Noise mitigation in battery manufacturing plants is a critical aspect of occupational safety, particularly in high-decibel processes such as calendaring and ultrasonic welding. These operations generate significant noise levels that can exceed permissible exposure limits (PELs) set by the Occupational Safety and Health Administration (OSHA), necessitating engineering controls, administrative measures, and personal protective equipment (PPE) to protect workers.

Calendaring operations involve compressing electrode materials to achieve uniform thickness and density, often producing noise levels between 85 dB and 100 dB due to mechanical vibrations and high-pressure rollers. Ultrasonic welding, used for joining battery tabs and busbars, generates high-frequency noise from vibrations, typically ranging from 90 dB to 105 dB. OSHA mandates a PEL of 90 dB for an 8-hour time-weighted average (TWA), with an action level of 85 dB requiring hearing conservation programs. Exposures exceeding 100 dB are permissible only for limited durations, as outlined in OSHA’s noise standard (29 CFR 1910.95).

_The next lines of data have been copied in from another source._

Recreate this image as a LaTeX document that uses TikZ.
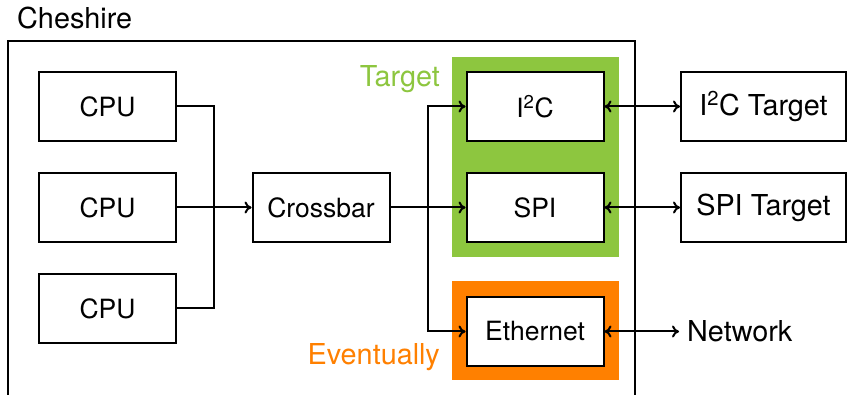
\documentclass[tikz,border=0pt]{standalone}
\usepackage{fontspec}
\setmainfont{TeX Gyre Heros}
\usetikzlibrary{arrows.meta}
\definecolor{tgtgreen}{RGB}{141,198,63}
\definecolor{evorange}{RGB}{255,128,0}
\tikzset{
  block/.style={draw, fill=white, line width=2pt, minimum width=137pt, minimum height=69pt,
    inner sep=0pt, font=\fontsize{26.5}{30}\selectfont},
  extblock/.style={block, minimum width=165pt, font=\fontsize{28.8}{32}\selectfont},
  label/.style={inner sep=0pt, font=\fontsize{28.8}{32}\selectfont},
  wire/.style={line width=2pt},
  arr/.style={wire, -{To[length=7pt,width=12pt]}},
  biarr/.style={wire, {To[length=7pt,width=12pt]}-{To[length=7pt,width=12pt]}},
}
\begin{document}
\begin{tikzpicture}[x=1pt, y=-1pt]
\clip (0,0) rectangle (847,395);
\fill[white] (0,0) rectangle (847,395);

% enclosing SoC
\draw[line width=2pt] (8,41) rectangle (635,420);
\node[label, anchor=base west] (title) at (17,29) {Cheshire};

% highlighted groups
\fill[tgtgreen] (452,57) rectangle (619,257);
\fill[evorange] (452,281) rectangle (619,380);
\node[label, anchor=base east, text=tgtgreen] (tgtlbl) at (440,87) {Target};
\node[label, anchor=base east, text=evorange] (evlbl) at (440,365) {Eventually};

% blocks
\node[block] (cpu1) at (107.5,106.5) {CPU};
\node[block] (cpu2) at (107.5,207.5) {CPU};
\node[block] (cpu3) at (107.5,308.5) {CPU};
\node[block] (xbar) at (321,207.5) {Crossbar};
\node[block] (i2c) at (535,106.5) {I\textsuperscript{2}C};
\node[block] (spi) at (535,207.5) {SPI};
\node[block] (eth) at (535,331.5) {Ethernet};

% external devices
\node[extblock] (i2ct) at (763.5,106.5) {I\textsuperscript{2}C Target};
\node[extblock] (spit) at (763.5,207.5) {SPI Target};
\node[label, anchor=west] (net) at (687,331.5) {Network};

% buses
\coordinate (bus1) at (214,207.5);
\coordinate (bus2) at (428,207.5);
\draw[wire] (cpu1.east) -| (bus1);
\draw[wire] (cpu3.east) -| (bus1);
\draw[arr] (cpu2.east) -- (xbar.west);
\draw[arr] (xbar.east) -- (spi.west);
\draw[arr] (bus2) |- (i2c.west);
\draw[arr] (bus2) |- (eth.west);

% external links
\draw[biarr] (i2c.east) -- (i2ct.west);
\draw[biarr] (spi.east) -- (spit.west);
\draw[biarr] (eth.east) -- ([xshift=-8pt]net.west);
\end{tikzpicture}
\end{document}
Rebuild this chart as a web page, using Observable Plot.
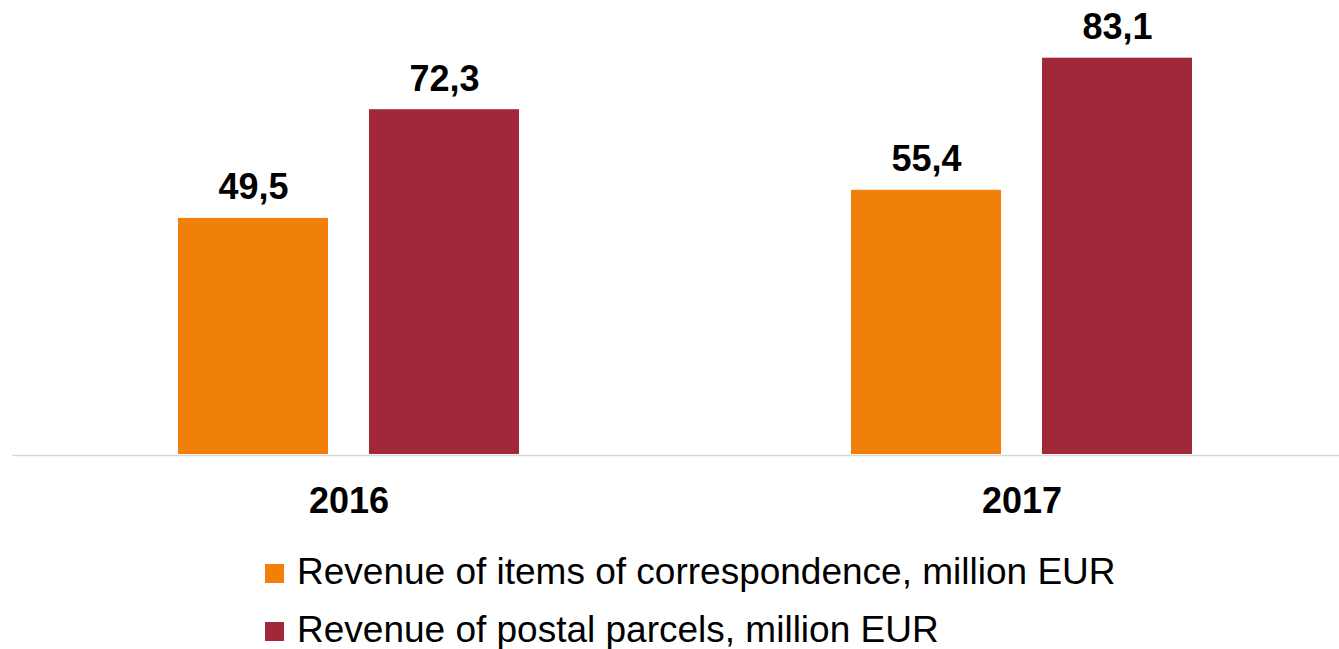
<!DOCTYPE html>
<html>
<head>
<meta charset="utf-8">
<script src="https://cdn.jsdelivr.net/npm/d3@7"></script>
<script src="https://cdn.jsdelivr.net/npm/@observablehq/plot@0.6"></script>
<style>
  html, body { margin: 0; padding: 0; background: white; }
  body { width: 1339px; height: 649px; overflow: hidden; font-family: "Liberation Sans", Arial, sans-serif; }
  #legend { margin-top: 16px; padding-left: 265px; }
  .row { display: flex; align-items: center; height: 34px; line-height: 34px; margin-bottom: 24px; font-size: 37px; color: #000; white-space: nowrap; }
  .row:last-child { margin-bottom: 0; }
  .row .lbl { position: relative; top: -1px; }
  .sw { width: 19px; height: 19px; margin-right: 13px; flex: none; }
</style>
</head>
<body>
<div id="chart"></div>
<div id="legend"></div>
<script>
const years = ["2016", "2017"];
const seriesNames = [
  "Revenue of items of correspondence, million EUR",
  "Revenue of postal parcels, million EUR"
];
const correspondence = [49.5, 55.4];
const parcels = [72.3, 83.1];
const colors = ["#F0800A", "#A12838"];

const data = [];
years.forEach((y, i) => {
  data.push({year: y, series: seriesNames[0], value: correspondence[i]});
  data.push({year: y, series: seriesNames[1], value: parcels[i]});
});

const fmt = v => v.toFixed(1).replace(".", ",");

const chart = Plot.plot({
  width: 1339,
  height: 540,
  marginTop: 0,
  marginBottom: 86,
  marginLeft: 11,
  marginRight: -19,
  style: {fontFamily: "'Liberation Sans', Arial, sans-serif", background: "white"},
  fx: {domain: years, padding: 0, label: null, axis: null},
  x: {domain: seriesNames, paddingInner: 0.2135, paddingOuter: 0.863, axis: null},
  y: {domain: [0, 95.2], axis: null},
  color: {domain: seriesNames, range: colors},
  marks: [
    Plot.barY(data, {fx: "year", x: "series", y: "value", fill: "series"}),
    Plot.ruleY([0], {stroke: "#d9d9d9", strokeWidth: 1.5, dy: 1}),
    Plot.text(data, {
      fx: "year", x: "series", y: "value",
      text: d => fmt(d.value),
      lineAnchor: "bottom", dy: -19,
      fontSize: 36, fontWeight: "bold", fill: "#000"
    }),
    Plot.axisFx({anchor: "bottom", tickSize: 0, tickPadding: 33, fontSize: 36, fontWeight: "bold", fill: "#000", label: null})
  ]
});
document.getElementById("chart").appendChild(chart);

const legend = document.getElementById("legend");
seriesNames.forEach((name, i) => {
  const row = document.createElement("div");
  row.className = "row";
  const sw = document.createElement("span");
  sw.className = "sw";
  sw.style.background = colors[i];
  const t = document.createElement("span");
  t.className = "lbl";
  t.textContent = name;
  row.appendChild(sw);
  row.appendChild(t);
  legend.appendChild(row);
});
</script>
</body>
</html>
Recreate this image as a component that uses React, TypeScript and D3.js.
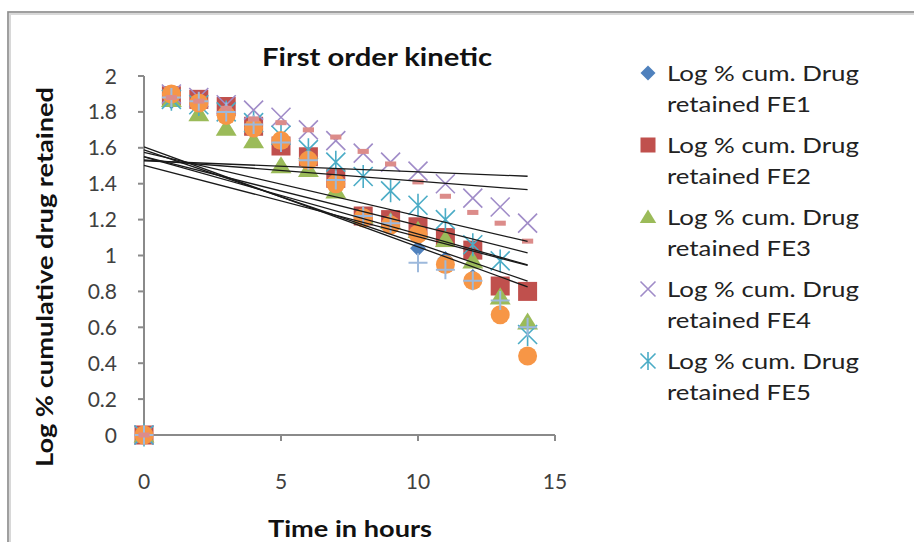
import React, { useEffect, useRef } from 'react';
import * as d3 from 'd3';

// time points (hours)
const hours = [0, 1, 2, 3, 4, 5, 6, 7, 8, 9, 10, 11, 12, 13, 14];

// log % cumulative drug retained
const fe1 = [0, 1.86, 1.85, 1.81, 1.72, 1.62, 1.53, 1.42, 1.22, 1.18, 1.04, 0.98, 0.88, 0.82, 0.8];
const fe2 = [0, 1.89, 1.87, 1.83, 1.72, 1.61, 1.55, 1.43, 1.22, 1.2, 1.16, 1.1, 1.03, 0.83, 0.8];
const fe3 = [0, 1.87, 1.79, 1.71, 1.64, 1.5, 1.48, 1.36, 1.22, 1.19, 1.14, 1.09, 0.97, 0.77, 0.63];
const fe4 = [0, 1.9, 1.88, 1.84, 1.81, 1.77, 1.7, 1.64, 1.57, 1.52, 1.47, 1.4, 1.32, 1.27, 1.18];
const fe5 = [0, 1.87, 1.84, 1.8, 1.74, 1.67, 1.59, 1.52, 1.44, 1.36, 1.28, 1.2, 1.06, 0.97, 0.56];
const fe6 = [0, 1.9, 1.85, 1.78, 1.71, 1.64, 1.53, 1.4, 1.21, 1.17, 1.12, 0.95, 0.86, 0.67, 0.44];
const fe7 = [0, 1.88, 1.86, 1.8, 1.73, 1.63, 1.53, 1.42, 1.22, 1.18, 0.96, 0.92, 0.86, 0.75, 0.6];
const fe8 = [0, 1.88, 1.86, 1.82, 1.76, 1.74, 1.7, 1.66, 1.58, 1.51, 1.41, 1.33, 1.24, 1.18, 1.08];

const seriesNames = ['FE1', 'FE2', 'FE3', 'FE4', 'FE5', 'FE6', 'FE7', 'FE8'];
const seriesValues = [fe1, fe2, fe3, fe4, fe5, fe6, fe7, fe8];
const seriesColors = ['#4F81BD', '#C0504D', '#9BBB59', '#A08CC8', '#4BACC6', '#F79646', '#9DB9DC', '#DC8C8A'];
const seriesMarkers = ['diamond', 'square', 'triangle', 'x', 'star', 'circle', 'plus', 'dash'];
const legendShown = 5; // legend box is cut off after FE5

const xTicks = [0, 5, 10, 15];
const yTicks = [0, 0.2, 0.4, 0.6, 0.8, 1, 1.2, 1.4, 1.6, 1.8, 2];

const FONT = 'Lato, "Open Sans", sans-serif';

// least squares line, the way Excel's linear trendline does it
const linearFit = (xs, ys) => {
    const mx = d3.mean(xs), my = d3.mean(ys);
    let num = 0, den = 0;
    xs.forEach((x, i) => {
        num += (x - mx) * (ys[i] - my);
        den += (x - mx) * (x - mx);
    });
    const slope = num / den;
    return { slope, intercept: my - slope * mx };
};

const drawMarker = (g, kind, color, s) => {
    // s = half size of the marker
    if (kind === 'diamond') {
        g.append('path').attr('d', `M0,${-s}L${s},0L0,${s}L${-s},0Z`).attr('fill', color);
    } else if (kind === 'square') {
        g.append('rect').attr('x', -s).attr('y', -s).attr('width', 2 * s).attr('height', 2 * s).attr('fill', color);
    } else if (kind === 'triangle') {
        g.append('path').attr('d', `M0,${-s}L${s * 1.1},${s * 0.8}L${-s * 1.1},${s * 0.8}Z`).attr('fill', color);
    } else if (kind === 'circle') {
        g.append('circle').attr('r', s).attr('fill', color);
    } else if (kind === 'x') {
        g.append('path').attr('d', `M${-s},${-s}L${s},${s}M${s},${-s}L${-s},${s}`)
            .attr('stroke', color).attr('stroke-width', 1.6).attr('fill', 'none');
    } else if (kind === 'star') {
        g.append('path').attr('d', `M${-s},${-s}L${s},${s}M${s},${-s}L${-s},${s}M0,${-s * 1.2}L0,${s * 1.2}`)
            .attr('stroke', color).attr('stroke-width', 1.6).attr('fill', 'none');
    } else if (kind === 'plus') {
        g.append('path').attr('d', `M${-s},0L${s},0M0,${-s}L0,${s}`)
            .attr('stroke', color).attr('stroke-width', 2).attr('fill', 'none');
    } else if (kind === 'dash') {
        g.append('rect').attr('x', -s * 0.7).attr('y', -2.5).attr('width', s * 1.4).attr('height', 5).attr('fill', color);
    }
};

const App = () => {
    const svgRef = useRef(null);

    useEffect(() => {
        const svg = d3.select(svgRef.current);
        svg.selectAll('*').remove();

        const x = d3.scaleLinear().domain([0, 15]).range([144, 555]);
        const y = d3.scaleLinear().domain([0, 2]).range([435, 76]);

        // chart frame
        svg.append('rect').attr('x', 9).attr('y', 13).attr('width', 940).attr('height', 560)
            .attr('fill', 'none').attr('stroke', '#d8d8d8').attr('stroke-width', 4);
        svg.append('rect').attr('x', 8).attr('y', 12).attr('width', 940).attr('height', 560)
            .attr('fill', 'none').attr('stroke', '#8c8c8c').attr('stroke-width', 1.5);

        // axes
        const axisColor = '#8a8a8a';
        svg.append('line').attr('x1', x(0)).attr('x2', x(0)).attr('y1', y(2)).attr('y2', y(0))
            .attr('stroke', axisColor).attr('stroke-width', 2);
        svg.append('line').attr('x1', x(0)).attr('x2', x(15)).attr('y1', y(0)).attr('y2', y(0))
            .attr('stroke', axisColor).attr('stroke-width', 2);

        yTicks.forEach(t => {
            svg.append('line').attr('x1', x(0) - 6).attr('x2', x(0)).attr('y1', y(t)).attr('y2', y(t))
                .attr('stroke', axisColor).attr('stroke-width', 2);
            svg.append('text').attr('x', 117).attr('y', y(t)).attr('dy', '0.36em')
                .attr('text-anchor', 'end').attr('font-family', FONT).attr('font-size', 21)
                .attr('fill', '#404040').text(t);
        });
        xTicks.forEach(t => {
            svg.append('line').attr('x1', x(t)).attr('x2', x(t)).attr('y1', y(0)).attr('y2', y(0) + 6)
                .attr('stroke', axisColor).attr('stroke-width', 2);
            svg.append('text').attr('x', x(t)).attr('y', 481).attr('dy', '0.36em')
                .attr('text-anchor', 'middle').attr('font-family', FONT).attr('font-size', 21)
                .attr('fill', '#404040').text(t);
        });

        // markers, first series at the bottom
        seriesValues.forEach((vals, si) => {
            const g = svg.append('g');
            vals.forEach((v, i) => {
                const m = g.append('g').attr('transform', `translate(${x(hours[i])},${y(v)})`);
                const half = seriesMarkers[si] === 'dash' ? 8 : seriesMarkers[si] === 'diamond' ? 8 : 9.5;
                drawMarker(m, seriesMarkers[si], seriesColors[si], half);
            });
        });

        // linear trendlines
        const tg = svg.append('g').attr('stroke', '#1a1a1a').attr('stroke-width', 1.3).attr('fill', 'none');
        seriesValues.forEach(vals => {
            const fit = linearFit(hours, vals);
            const t0 = hours[0], t1 = hours[hours.length - 1];
            tg.append('line')
                .attr('x1', x(t0)).attr('y1', y(fit.intercept + fit.slope * t0))
                .attr('x2', x(t1)).attr('y2', y(fit.intercept + fit.slope * t1));
        });

        // titles (the source image is a little stretched sideways, hence textLength)
        svg.append('text').attr('x', 377).attr('y', 57).attr('dy', '0.36em').attr('text-anchor', 'middle')
            .attr('font-family', FONT).attr('font-weight', 'bold').attr('font-size', 24)
            .attr('textLength', 230).attr('lengthAdjust', 'spacingAndGlyphs')
            .attr('fill', '#111').text('First order kinetic');
        svg.append('text').attr('transform', 'translate(45,277) rotate(-90)').attr('dy', '0.36em')
            .attr('text-anchor', 'middle').attr('font-family', FONT).attr('font-weight', 'bold')
            .attr('font-size', 23).attr('textLength', 380).attr('lengthAdjust', 'spacingAndGlyphs')
            .attr('fill', '#111').text('Log % cumulative drug retained');
        svg.append('text').attr('x', 350).attr('y', 537).attr('text-anchor', 'middle')
            .attr('font-family', FONT).attr('font-weight', 'bold').attr('font-size', 22)
            .attr('textLength', 164).attr('lengthAdjust', 'spacingAndGlyphs')
            .attr('fill', '#111').text('Time in hours');

        // legend
        const lg = svg.append('g');
        seriesNames.slice(0, legendShown).forEach((name, i) => {
            const cy = 73 + i * 72;
            const m = lg.append('g').attr('transform', `translate(648,${cy})`);
            drawMarker(m, seriesMarkers[i], seriesColors[i], 7.5);
            lg.append('text').attr('x', 667).attr('y', cy).attr('dy', '0.36em')
                .attr('font-family', FONT).attr('font-size', 22).attr('fill', '#222')
                .attr('textLength', 192).attr('lengthAdjust', 'spacingAndGlyphs')
                .text('Log % cum. Drug');
            lg.append('text').attr('x', 667).attr('y', cy + 31).attr('dy', '0.36em')
                .attr('font-family', FONT).attr('font-size', 22).attr('fill', '#222')
                .attr('textLength', 144).attr('lengthAdjust', 'spacingAndGlyphs')
                .text(`retained ${name}`);
        });
    }, []);

    return (
        <div style={{ position: 'absolute', left: 0, top: 0 }}>
            <svg ref={svgRef} width={914} height={542} style={{ display: 'block', background: '#fff' }}></svg>
        </div>
    );
};

export default App;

To mitigate noise in calendaring, acoustic enclosures are a primary engineering control. These enclosures, constructed with sound-absorbing materials such as mass-loaded vinyl or composite panels, can reduce noise by 15 dB to 25 dB. For instance, a case study at a lithium-ion battery plant demonstrated that enclosing a calendaring machine with 50 mm thick acoustic foam and vibration-damping mounts lowered operational noise from 95 dB to 75 dB. Additionally, isolating the machine from the floor with anti-vibration pads reduced structure-borne noise by 10 dB.

Ultrasonic welding presents unique challenges due to high-frequency noise. Enclosures for these systems often incorporate perforated metal liners with sound-absorbing infill, achieving reductions of 20 dB to 30 dB. A study at an electric vehicle battery facility showed that a combination of an acoustic hood over the welding station and baffles at the operator’s position decreased noise from 100 dB to 78 dB. Further reductions were achieved by automating the process, removing workers from the immediate vicinity.

Hearing protection zones are established in areas where noise exceeds 85 dB. These zones are marked with signage, and access is restricted to personnel wearing appropriate PPE, such as earplugs or earmuffs with a noise reduction rating (NRR) of at least 25 dB. For calendaring and welding operations, dual protection (earplugs and earmuffs) may be required in zones with sustained levels above 100 dB.

Administrative controls include limiting worker exposure time through job rotation. For example, if a calendaring operator is exposed to 95 dB, OSHA’s exposure limit allows a maximum of 4 hours per day without additional protection. By rotating workers every 2 hours, cumulative exposure is kept within permissible limits.

Case studies highlight the effectiveness of integrated noise control strategies. A North American battery plant reduced calendaring noise from 97 dB to 80 dB by combining enclosures, vibration isolation, and operator booths. Similarly, an Asian facility implementing modular acoustic panels around ultrasonic welding stations achieved a reduction from 103 dB to 81 dB.

Continuous monitoring with dosimeters ensures compliance with OSHA standards. Real-time noise mapping helps identify hotspots, allowing for targeted interventions. For instance, a European manufacturer used this approach to prioritize enclosure upgrades in high-risk areas, achieving an average 18 dB reduction across the production line.

In summary, effective noise mitigation in battery plants requires a layered approach. Engineering controls like acoustic enclosures and vibration damping are most effective, supplemented by administrative measures and PPE. Adherence to OSHA PELs not only ensures regulatory compliance but also safeguards worker health, reducing the risk of noise-induced hearing loss in high-decibel environments.